China's Dagong Global Credit Rating Co. recently announced plans to create a so-called super-sovereign credit rating firm. In part, this is because the Big Three U.S. ratings agencies -- Moody's, Standard & Poor's and Fitch -- are believed to be too closely tied to Wall Street. Will Dagong succeed? In this opinion piece, Anastasia V. Kartasheva, a professor of business and public policy at Wharton, argues that Dagong will face an uphill task in establishing credibility. She also explains that the downgrade of a country's credit rating can have major consequences throughout the economy.
While America's leaders debate -- and sometimes squabble over -- how to create jobs and whether outsourcing work to emerging markets helps or harms the economic recovery, another industry is at risk of moving to China: credit rating. That, at least, is the intent of China's Dagong Global Credit Rating Co.

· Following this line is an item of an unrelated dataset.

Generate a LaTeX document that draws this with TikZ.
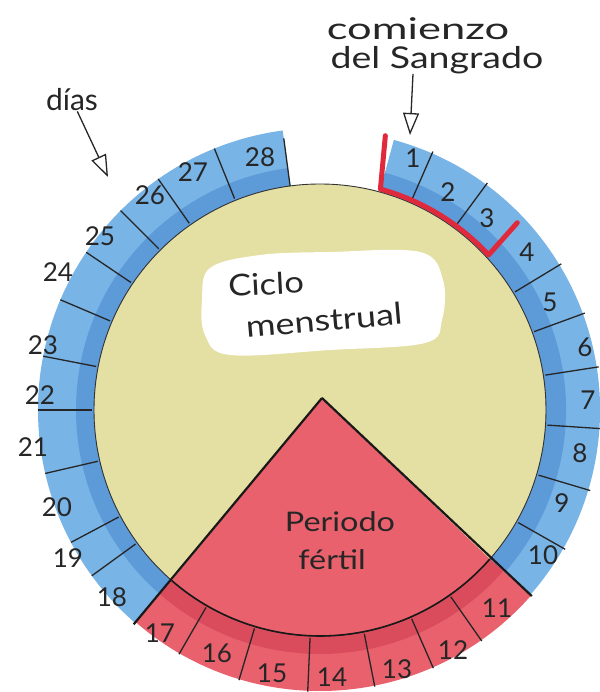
\documentclass[tikz,border=0pt]{standalone}
\usepackage{fontspec}
\setmainfont{Lato}
\usetikzlibrary{arrows.meta}
\definecolor{blueA}{HTML}{79B4E6}
\definecolor{blueB}{HTML}{5D9AD8}
\definecolor{yel}{HTML}{E4DFA2}
\definecolor{redA}{HTML}{E8616C}
\definecolor{redB}{HTML}{DA4C5C}
\definecolor{redline}{HTML}{E02A3C}
\newcommand{\ringpart}[5]{\fill[#1] (#2:#4) arc[start angle=#2, end angle=#3, radius=#4] -- (#3:#5) arc[start angle=#3, end angle=#2, radius=#5] -- cycle;}
\tikzset{
  daylbl/.style={font=\fontsize{26}{28}\selectfont, inner sep=0pt, text=black!85},
  handtext/.style={font=\fontsize{30}{32}\selectfont, inner sep=0pt, text=black!85},
  sepline/.style={line width=1.3pt, black!85},
  wedgeline/.style={line width=2.2pt, black!90},
  handarrow/.style={line width=1.3pt, black!85, -{Triangle[open, length=22pt, width=16pt, line width=1.3pt]}},
}
\begin{document}
\begin{tikzpicture}[x=1pt,y=1pt]
\useasboundingbox (-320,-282) rectangle (279,410);
% inner disk
\fill[yel] (0,0) circle[radius=226pt];
% fertile wedge
\coordinate (apex) at (2,12);
\fill[redA] (apex) -- (-131:226pt) arc[start angle=-131, end angle=-41.3, radius=226pt] -- cycle;
% ring: blue parts
\ringpart{blueA}{-41.3}{74.7}{226pt}{280pt}
\ringpart{blueA}{97.6}{229}{226pt}{282pt}
\ringpart{blueB}{-41.3}{74.7}{226pt}{246pt}
\ringpart{blueB}{97.6}{229}{226pt}{244pt}
% ring: red part
\ringpart{redA}{-131}{-41.3}{226pt}{281pt}
\ringpart{redB}{-131}{-41.3}{226pt}{244pt}
% white cloud label
\fill[white] plot[smooth cycle, tension=0.6] coordinates {(-118,110) (-110,142) (-60,155) (10,158) (100,158) (123,130) (122,90) (105,67) (10,60) (-90,55) (-115,75)};
% inner circle edge
\draw[line width=0.9pt, black!80] (0,0) circle[radius=226pt];
\draw[line width=1.6pt, black!90] (-131:226pt) arc[start angle=-131, end angle=-41.3, radius=226pt];
% day separators
\foreach \a in {66.4,53.6,31.2,20.1,8.8,-3.8,-16.6,-29.6,-55,-66.3,-78.8,-92.5,-106.7,-120,-144,-152,-167,-180,-191,-203,-214,-225,-235,-248}
  \draw[sepline] (\a:228pt) -- (\a:282pt);
\draw[sepline] (97.6:226pt) -- (97.6:274pt);
% fertile wedge edges
\draw[wedgeline] (apex) -- (-131:284pt);
\draw[wedgeline] (apex) -- (-41.3:282pt);
% bleeding bracket
\draw[redline, line width=5pt, line cap=round, line join=round] (76.6:282pt) -- (74.7:229pt) arc[start angle=74.7, end angle=42.6, radius=229pt] -- (43.5:272pt);
% day labels
\node[daylbl] (d1) at (93,252) {1};
\node[daylbl] (d2) at (128,218) {2};
\node[daylbl] (d3) at (167,192) {3};
\node[daylbl] (d4) at (207,158) {4};
\node[daylbl] (d5) at (230,108) {5};
\node[daylbl] (d6) at (265,63) {6};
\node[daylbl] (d7) at (268,10) {7};
\node[daylbl] (d8) at (260,-43) {8};
\node[daylbl] (d9) at (242,-93) {9};
\node[daylbl] (d10) at (223,-145) {10};
\node[daylbl] (d11) at (177,-198) {11};
\node[daylbl] (d12) at (133,-240) {12};
\node[daylbl] (d13) at (77,-259) {13};
\node[daylbl] (d14) at (12,-267) {14};
\node[daylbl] (d15) at (-48,-263) {15};
\node[daylbl] (d16) at (-103,-243) {16};
\node[daylbl] (d17) at (-160,-223) {17};
\node[daylbl] (d18) at (-208,-187) {18};
\node[daylbl] (d19) at (-252,-148) {19};
\node[daylbl] (d20) at (-263,-97) {20};
\node[daylbl] (d21) at (-287,-37) {21};
\node[daylbl] (d22) at (-280,15) {22};
\node[daylbl] (d23) at (-277,65) {23};
\node[daylbl] (d24) at (-262,138) {24};
\node[daylbl] (d25) at (-220,174) {25};
\node[daylbl] (d26) at (-170,215) {26};
\node[daylbl] (d27) at (-127,238) {27};
\node[daylbl] (d28) at (-60,253) {28};
% inner texts
\node[handtext, rotate=3, xscale=1.15, transform shape] (ciclo) at (-54,126) {Ciclo};
\node[handtext, rotate=5, xscale=1.2, transform shape] (menstrual) at (4,90) {menstrual};
\node[handtext, font=\fontsize{27}{29}\selectfont, xscale=1.2, transform shape] (periodo) at (20,-112) {Periodo};
\node[handtext, font=\fontsize{27}{29}\selectfont, xscale=1.2, transform shape] (fertil) at (12,-150) {fértil};
% outer annotations
\node[handtext] (dias) at (-248,310) {días};
\node[handtext, xscale=1.45, transform shape] (comienzo) at (98,381) {comienzo};
\node[handtext, xscale=1.25, transform shape] (sangrado) at (117,350) {del Sangrado};
\coordinate (diastip) at (-212,233);
\coordinate (sangtip) at (90,275);
\draw[handarrow] (dias) -- (diastip);
\draw[handarrow] (sangrado.south -| 93,0) -- (sangtip);
\end{tikzpicture}
\end{document}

The Beijing-based company, founded in 1994, has come up with a plan to create a so-called super-sovereign rating firm in partnership with rating organizations in Europe, the U.S. and the BRICS nations (Brazil, Russia, India, China and South Africa). "The idea is good and desirable [because] the Big Three ratings agencies [Standard & Poor's, Moody's Investor Service and Fitch Ratings] are believed to represent the interests of Wall Street," noted Pi Kyung Won, planning department general manager at NICE, a unit of South Korea's National Information and Credit Evaluation Holdings, in an interview with Bloomberg in September, soon after Dagong announced its intentions.